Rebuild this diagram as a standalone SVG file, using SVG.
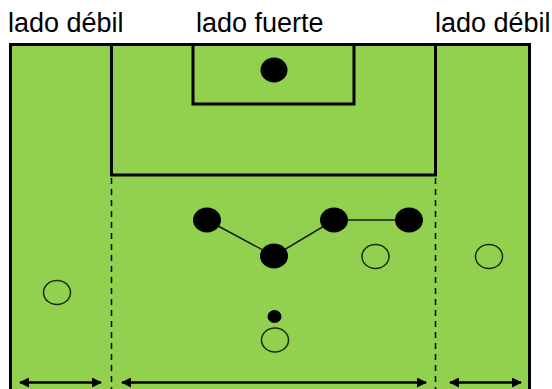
<svg xmlns="http://www.w3.org/2000/svg" width="552" height="389" viewBox="0 0 552 389">
<style>
.lbl{font-family:"Liberation Sans",Arial,sans-serif;font-size:27px;fill:#000}
.fl{fill:none;stroke:#000;stroke-width:3}
.pitch{fill:#92D050;stroke:#000;stroke-width:3}
.dash{stroke:#000;stroke-width:1.5;stroke-dasharray:6,5}
.def{fill:#000}
.att{fill:none;stroke:#1a2a0a;stroke-width:1.5}
.arr{stroke:#000;stroke-width:2.5;marker-start:url(#ah);marker-end:url(#ah)}
.lnk{stroke:#1a1a1a;stroke-width:1.5}
</style>
<defs>
<marker id="ah" viewBox="0 0 10 10" refX="9" refY="5" markerWidth="4" markerHeight="4" orient="auto-start-reverse" markerUnits="strokeWidth">
<path d="M0,0 L10,5 L0,10 z" fill="#000"/>
</marker>
</defs>
<rect width="552" height="389" fill="#fff"/>
<g id="field">
<rect x="10.5" y="44.5" width="519" height="360" class="pitch"/>
<polyline class="fl" points="111.5,44.5 111.5,175 435.5,175 435.5,44.5"/>
<polyline class="fl" points="193,44.5 193,104 354,104 354,44.5"/>
<line class="dash" x1="111.5" y1="178" x2="111.5" y2="389"/>
<line class="dash" x1="435.5" y1="178" x2="435.5" y2="389"/>
</g>
<g id="labels">
<text class="lbl" x="8" y="32">lado débil</text>
<text class="lbl" x="196" y="32">lado fuerte</text>
<text class="lbl" x="435" y="32">lado débil</text>
</g>
<g id="connectors">
<polyline class="lnk" fill="none" points="207,220 274,256 334,220 409,220"/>
<line class="arr" x1="20" y1="382.5" x2="101" y2="382.5"/>
<line class="arr" x1="122" y1="382.5" x2="426" y2="382.5"/>
<line class="arr" x1="450" y1="382.5" x2="521" y2="382.5"/>
</g>
<g id="goalkeeper"><ellipse class="def" cx="274" cy="70" rx="13.5" ry="12.5"/></g>
<g id="def1"><ellipse class="def" cx="207" cy="220" rx="14" ry="12.5"/></g>
<g id="def2"><ellipse class="def" cx="274" cy="256" rx="14" ry="12.5"/></g>
<g id="def3"><ellipse class="def" cx="334" cy="220" rx="14" ry="12.5"/></g>
<g id="def4"><ellipse class="def" cx="409" cy="220" rx="14" ry="12.5"/></g>
<g id="att1"><ellipse class="att" cx="375.5" cy="256.5" rx="13.5" ry="12"/></g>
<g id="att2"><ellipse class="att" cx="489" cy="256.5" rx="13.5" ry="12"/></g>
<g id="att3"><ellipse class="att" cx="57" cy="292.5" rx="13.5" ry="12"/></g>
<g id="ball"><ellipse class="def" cx="274.5" cy="316.5" rx="7" ry="6.5"/></g>
<g id="att4"><ellipse class="att" cx="275" cy="340" rx="13.5" ry="12"/></g>
</svg>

EXERCISE PROMPT
Quote the full listing above word for word; exclude every picture from the copy.

ANSWER TO THIS PROBLEM
Rebuild this diagram as a standalone SVG file, using SVG.
<svg xmlns="http://www.w3.org/2000/svg" width="552" height="389" viewBox="0 0 552 389">
<style>
.lbl{font-family:"Liberation Sans",Arial,sans-serif;font-size:27px;fill:#000}
.fl{fill:none;stroke:#000;stroke-width:3}
.pitch{fill:#92D050;stroke:#000;stroke-width:3}
.dash{stroke:#000;stroke-width:1.5;stroke-dasharray:6,5}
.def{fill:#000}
.att{fill:none;stroke:#1a2a0a;stroke-width:1.5}
.arr{stroke:#000;stroke-width:2.5;marker-start:url(#ah);marker-end:url(#ah)}
.lnk{stroke:#1a1a1a;stroke-width:1.5}
</style>
<defs>
<marker id="ah" viewBox="0 0 10 10" refX="9" refY="5" markerWidth="4" markerHeight="4" orient="auto-start-reverse" markerUnits="strokeWidth">
<path d="M0,0 L10,5 L0,10 z" fill="#000"/>
</marker>
</defs>
<rect width="552" height="389" fill="#fff"/>
<g id="field">
<rect x="10.5" y="44.5" width="519" height="360" class="pitch"/>
<polyline class="fl" points="111.5,44.5 111.5,175 435.5,175 435.5,44.5"/>
<polyline class="fl" points="193,44.5 193,104 354,104 354,44.5"/>
<line class="dash" x1="111.5" y1="178" x2="111.5" y2="389"/>
<line class="dash" x1="435.5" y1="178" x2="435.5" y2="389"/>
</g>
<g id="labels">
<text class="lbl" x="8" y="32">lado débil</text>
<text class="lbl" x="196" y="32">lado fuerte</text>
<text class="lbl" x="435" y="32">lado débil</text>
</g>
<g id="connectors">
<polyline class="lnk" fill="none" points="207,220 274,256 334,220 409,220"/>
<line class="arr" x1="20" y1="382.5" x2="101" y2="382.5"/>
<line class="arr" x1="122" y1="382.5" x2="426" y2="382.5"/>
<line class="arr" x1="450" y1="382.5" x2="521" y2="382.5"/>
</g>
<g id="goalkeeper"><ellipse class="def" cx="274" cy="70" rx="13.5" ry="12.5"/></g>
<g id="def1"><ellipse class="def" cx="207" cy="220" rx="14" ry="12.5"/></g>
<g id="def2"><ellipse class="def" cx="274" cy="256" rx="14" ry="12.5"/></g>
<g id="def3"><ellipse class="def" cx="334" cy="220" rx="14" ry="12.5"/></g>
<g id="def4"><ellipse class="def" cx="409" cy="220" rx="14" ry="12.5"/></g>
<g id="att1"><ellipse class="att" cx="375.5" cy="256.5" rx="13.5" ry="12"/></g>
<g id="att2"><ellipse class="att" cx="489" cy="256.5" rx="13.5" ry="12"/></g>
<g id="att3"><ellipse class="att" cx="57" cy="292.5" rx="13.5" ry="12"/></g>
<g id="ball"><ellipse class="def" cx="274.5" cy="316.5" rx="7" ry="6.5"/></g>
<g id="att4"><ellipse class="att" cx="275" cy="340" rx="13.5" ry="12"/></g>
</svg>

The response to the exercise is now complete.